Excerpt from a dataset
§

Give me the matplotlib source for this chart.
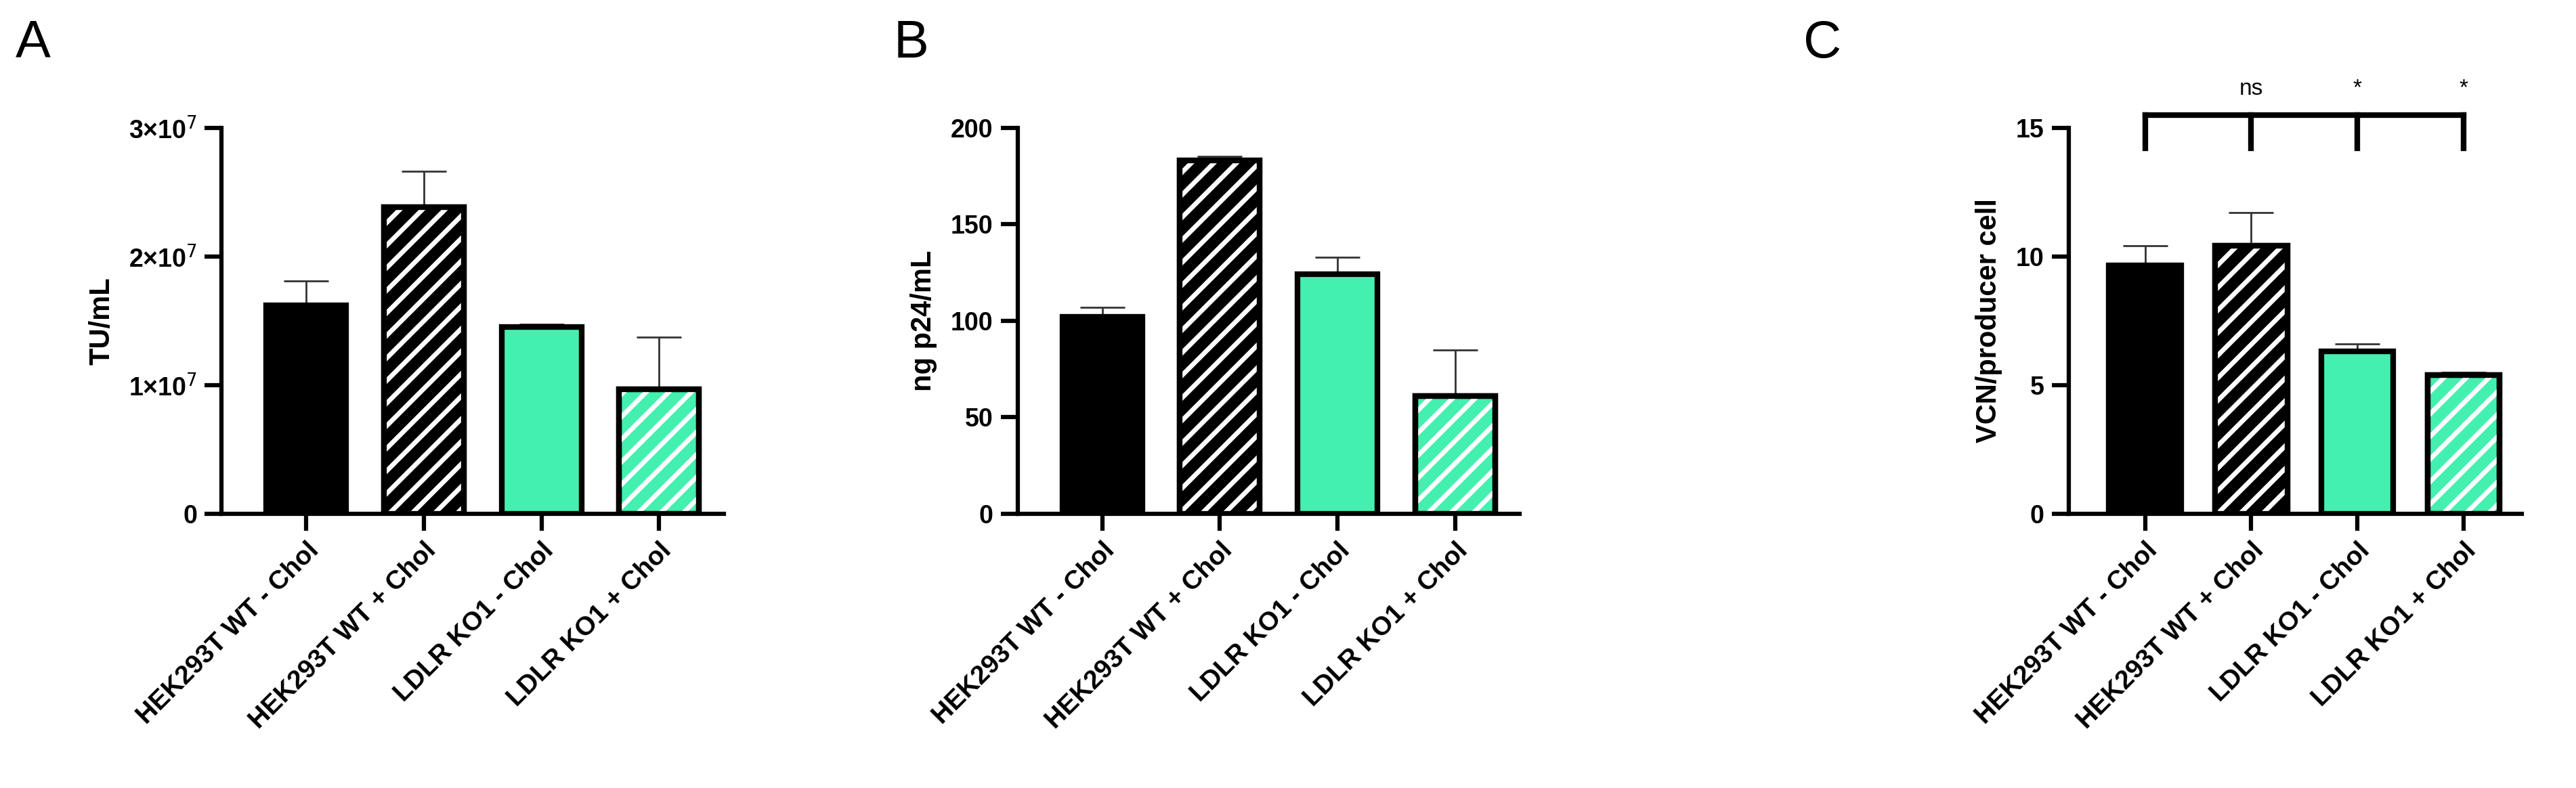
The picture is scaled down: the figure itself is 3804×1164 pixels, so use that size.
import matplotlib
matplotlib.use("Agg")
import matplotlib.pyplot as plt
from matplotlib.ticker import FixedLocator

groups = ["HEK293T WT - Chol", "HEK293T WT + Chol", "LDLR KO1 - Chol", "LDLR KO1 + Chol"]
tu_mean = [1.62e7, 2.38e7, 1.45e7, 0.97e7]
tu_sd = [0.19e7, 0.28e7, 0.02e7, 0.40e7]
p24_mean = [102, 183, 124, 61]
p24_sd = [5, 2, 9, 24]
vcn_mean = [9.65, 10.4, 6.3, 5.4]
vcn_sd = [0.75, 1.3, 0.3, 0.1]
sig_labels = ["ns", "*", "*"]

GREEN = "#44F0AF"
faces = ["black", "black", GREEN, GREEN]
hatched = [False, True, False, True]

plt.rcParams["font.family"] = ["Liberation Sans", "DejaVu Sans"]
plt.rcParams["hatch.linewidth"] = 5.0

fig = plt.figure(figsize=(38.04, 11.64), dpi=100)


def bar_panel(rect, means, sds, ylim, ticks, ticklabels, ylabel, letter, letter_x):
    ax = fig.add_axes(rect)
    x = range(len(means))
    for i in x:
        ax.errorbar(i, means[i], yerr=[[0], [sds[i]]], fmt="none", ecolor="#333333",
                    elinewidth=2, capsize=24, capthick=2, zorder=1)
        ax.bar(i, means[i], width=0.68, color=faces[i],
               edgecolor="black", linewidth=6, zorder=2)
        if hatched[i]:
            ax.bar(i, means[i], width=0.68, color="none", edgecolor="white",
                   hatch="/", linewidth=0, zorder=3)
            ax.bar(i, means[i], width=0.68, color="none", edgecolor="black",
                   linewidth=6, zorder=4)
    ax.set_xlim(-0.72, 3.55)
    ax.set_ylim(*ylim)
    ax.yaxis.set_major_locator(FixedLocator(ticks))
    ax.set_yticklabels(ticklabels, fontsize=27, fontweight="bold")
    ax.set_xticks(list(x))
    ax.set_xticklabels(groups, rotation=45, ha="right", rotation_mode="anchor",
                       fontsize=28, fontweight="bold")
    ax.set_ylabel(ylabel, fontsize=30, fontweight="bold", labelpad=14)
    for s in ("top", "right"):
        ax.spines[s].set_visible(False)
    for s in ("left", "bottom"):
        ax.spines[s].set_linewidth(4.5)
    ax.tick_params(width=4.5, length=18, pad=8)
    fig.text(letter_x, 0.945, letter, fontsize=56, va="center")
    return ax


bar_panel([0.086, 0.348, 0.195, 0.49], tu_mean, tu_sd, (0, 3e7), [0, 1e7, 2e7, 3e7],
          ["0", r"1×10$^7$", r"2×10$^7$", r"3×10$^7$"], "TU/mL", "A", 0.006)
bar_panel([0.395, 0.348, 0.195, 0.49], p24_mean, p24_sd, (0, 200), [0, 50, 100, 150, 200],
          ["0", "50", "100", "150", "200"], "ng p24/mL", "B", 0.347)
axc = bar_panel([0.803, 0.348, 0.176, 0.49], vcn_mean, vcn_sd, (0, 15), [0, 5, 10, 15],
                ["0", "5", "10", "15"], "VCN/producer cell", "C", 0.700)

# significance bracket above panel C
top, foot = 15.5, 14.2
axc.plot([0, 3], [top, top], color="black", lw=6, clip_on=False, solid_capstyle="projecting")
for i in range(4):
    axc.plot([i, i], [foot, top], color="black", lw=6, clip_on=False)
for i, lab in enumerate(sig_labels):
    axc.text(i + 1, 16.1, lab, ha="center", va="bottom", fontsize=24)

fig.savefig("out.png", dpi=100)
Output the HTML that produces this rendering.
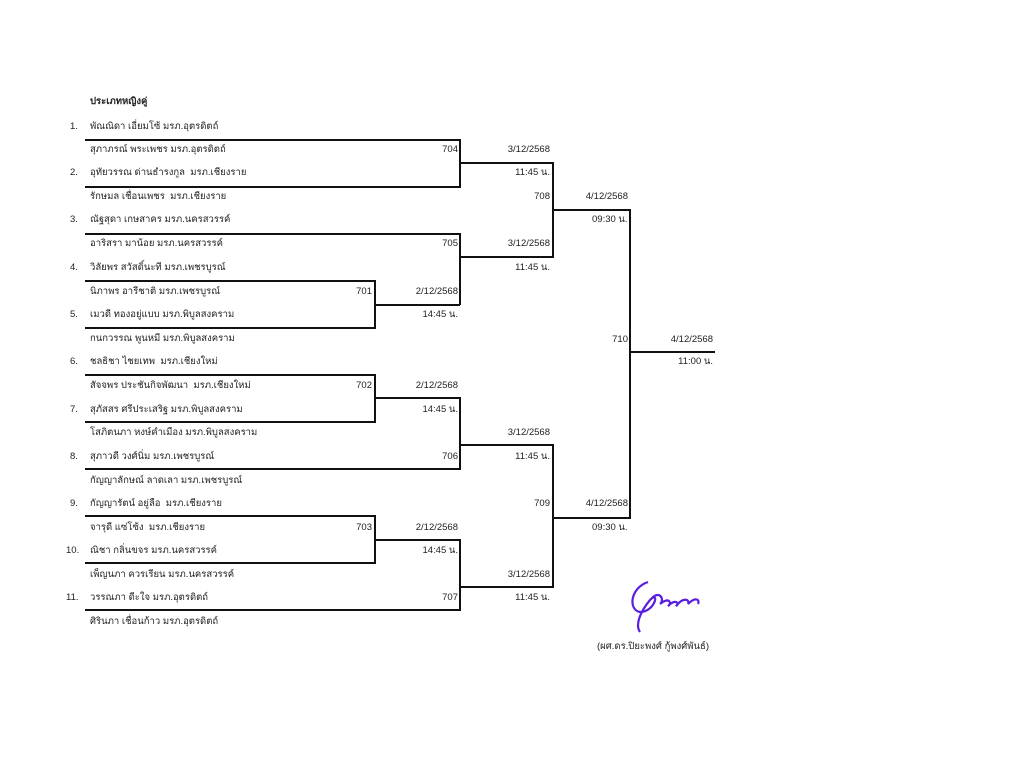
<!DOCTYPE html>
<html><head><meta charset="utf-8"><style>
body{margin:0;width:1024px;height:757px;background:#fff;position:relative;overflow:hidden;font-family:"Liberation Sans","Noto Sans CJK SC",sans-serif;font-size:9.5px;color:#222}
.t{position:absolute;white-space:nowrap;line-height:12px}
.r{position:absolute;white-space:nowrap;line-height:12px;text-align:right;width:80px}
svg{position:absolute;left:0;top:0}
</style></head><body>
<svg width="1024" height="757"><g stroke="#111" stroke-width="2" fill="none">
<polyline points="85,140 460,140 460,187 85,187"/>
<polyline points="460,163 553,163 553,257 460,257"/>
<polyline points="553,210 630,210 630,518 553,518"/>
<line x1="630" y1="352" x2="715" y2="352"/>
<polyline points="85,234 460,234 460,305"/>
<polyline points="85,281 375,281 375,328 85,328"/>
<line x1="375" y1="305" x2="460" y2="305"/>
<polyline points="85,375 375,375 375,422 85,422"/>
<polyline points="375,398 460,398 460,469 85,469"/>
<polyline points="460,445 553,445 553,587 460,587"/>
<polyline points="85,516 375,516 375,563 85,563"/>
<polyline points="375,540 460,540 460,610 85,610"/>
</g>
<path d="M648,582 C630,588 628,610 640,612 C655,612 660,590 650,600 C640,612 635,625 640,632 M652,598 C660,590 665,600 660,604 C670,596 672,604 668,606 C676,598 680,604 676,606 C684,596 690,600 688,604 C696,596 700,600 698,604" stroke="#5a1ee0" stroke-width="2.2" fill="none"/>
</svg>
<div class="t" style="left:90px;top:96px;font-weight:bold">ประเภทหญิงคู่</div>
<div class="t" style="left:70px;top:121px">1.</div><div class="t" style="left:90px;top:121px">พัณณิดา เอี่ยมโซ้ มรภ.อุตรดิตถ์</div>
<div class="t" style="left:90px;top:144px">สุภาภรณ์ พระเพชร มรภ.อุตรดิตถ์</div>
<div class="t" style="left:70px;top:167px">2.</div><div class="t" style="left:90px;top:167px">อุทัยวรรณ ด่านธำรงกูล &nbsp;มรภ.เชียงราย</div>
<div class="t" style="left:90px;top:191px">รักษมล เชื่อนเพชร &nbsp;มรภ.เชียงราย</div>
<div class="t" style="left:70px;top:214px">3.</div><div class="t" style="left:90px;top:214px">ณัฐสุดา เกษสาคร มรภ.นครสวรรค์</div>
<div class="t" style="left:90px;top:238px">อาริสรา มาน้อย มรภ.นครสวรรค์</div>
<div class="t" style="left:70px;top:262px">4.</div><div class="t" style="left:90px;top:262px">วิลัยพร สวัสดิ์นะที มรภ.เพชรบูรณ์</div>
<div class="t" style="left:90px;top:286px">นิภาพร อารีชาติ มรภ.เพชรบูรณ์</div>
<div class="t" style="left:70px;top:309px">5.</div><div class="t" style="left:90px;top:309px">เมวดี ทองอยู่แบบ มรภ.พิบูลสงคราม</div>
<div class="t" style="left:90px;top:333px">กนกวรรณ พูนหมี มรภ.พิบูลสงคราม</div>
<div class="t" style="left:70px;top:356px">6.</div><div class="t" style="left:90px;top:356px">ชลธิชา ไชยเทพ &nbsp;มรภ.เชียงใหม่</div>
<div class="t" style="left:90px;top:380px">สัจจพร ประชันกิจพัฒนา &nbsp;มรภ.เชียงใหม่</div>
<div class="t" style="left:70px;top:404px">7.</div><div class="t" style="left:90px;top:404px">สุภัสสร ศรีประเสริฐ มรภ.พิบูลสงคราม</div>
<div class="t" style="left:90px;top:427px">โสภิตนภา หงษ์คำเมือง มรภ.พิบูลสงคราม</div>
<div class="t" style="left:70px;top:451px">8.</div><div class="t" style="left:90px;top:451px">สุภาวดี วงศ์นิ่ม มรภ.เพชรบูรณ์</div>
<div class="t" style="left:90px;top:475px">กัญญาลักษณ์ ลาดเลา มรภ.เพชรบูรณ์</div>
<div class="t" style="left:70px;top:498px">9.</div><div class="t" style="left:90px;top:498px">กัญญารัตน์ อยู่ลือ &nbsp;มรภ.เชียงราย</div>
<div class="t" style="left:90px;top:522px">จารุดี แซ่โซ้ง &nbsp;มรภ.เชียงราย</div>
<div class="t" style="left:66px;top:545px">10.</div><div class="t" style="left:90px;top:545px">ณิชา กลิ่นขจร มรภ.นครสวรรค์</div>
<div class="t" style="left:90px;top:569px">เพ็ญนภา ควรเรียน มรภ.นครสวรรค์</div>
<div class="t" style="left:66px;top:592px">11.</div><div class="t" style="left:90px;top:592px">วรรณภา ดีะใจ มรภ.อุตรดิตถ์</div>
<div class="t" style="left:90px;top:616px">ศิรินภา เชื่อนก้าว มรภ.อุตรดิตถ์</div>

<div class="r" style="left:378px;top:144px">704</div>
<div class="r" style="left:470px;top:144px">3/12/2568</div>
<div class="r" style="left:470px;top:167px">11:45 น.</div>
<div class="r" style="left:470px;top:191px">708</div>
<div class="r" style="left:548px;top:191px">4/12/2568</div>
<div class="t" style="left:592px;top:214px">09:30 น.</div>
<div class="r" style="left:378px;top:238px">705</div>
<div class="r" style="left:470px;top:238px">3/12/2568</div>
<div class="r" style="left:470px;top:262px">11:45 น.</div>
<div class="r" style="left:292px;top:286px">701</div>
<div class="r" style="left:378px;top:286px">2/12/2568</div>
<div class="r" style="left:378px;top:309px">14:45 น.</div>
<div class="r" style="left:548px;top:334px">710</div>
<div class="r" style="left:633px;top:334px">4/12/2568</div>
<div class="r" style="left:633px;top:356px">11:00 น.</div>
<div class="r" style="left:292px;top:380px">702</div>
<div class="r" style="left:378px;top:380px">2/12/2568</div>
<div class="r" style="left:378px;top:404px">14:45 น.</div>
<div class="r" style="left:470px;top:427px">3/12/2568</div>
<div class="r" style="left:378px;top:451px">706</div>
<div class="r" style="left:470px;top:451px">11:45 น.</div>
<div class="r" style="left:470px;top:498px">709</div>
<div class="r" style="left:548px;top:498px">4/12/2568</div>
<div class="t" style="left:592px;top:522px">09:30 น.</div>
<div class="r" style="left:292px;top:522px">703</div>
<div class="r" style="left:378px;top:522px">2/12/2568</div>
<div class="r" style="left:378px;top:545px">14:45 น.</div>
<div class="r" style="left:470px;top:569px">3/12/2568</div>
<div class="r" style="left:378px;top:592px">707</div>
<div class="r" style="left:470px;top:592px">11:45 น.</div>
<div class="t" style="left:597px;top:641px">(ผศ.ดร.ปิยะพงศ์ กู้พงศ์พันธ์)</div>
</body></html>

§

- TASK INSTRUCTIONS: State how many lines of the listing above include the word "matplotlib". Give nothing but the number.

- EXERCISE ANSWER: 5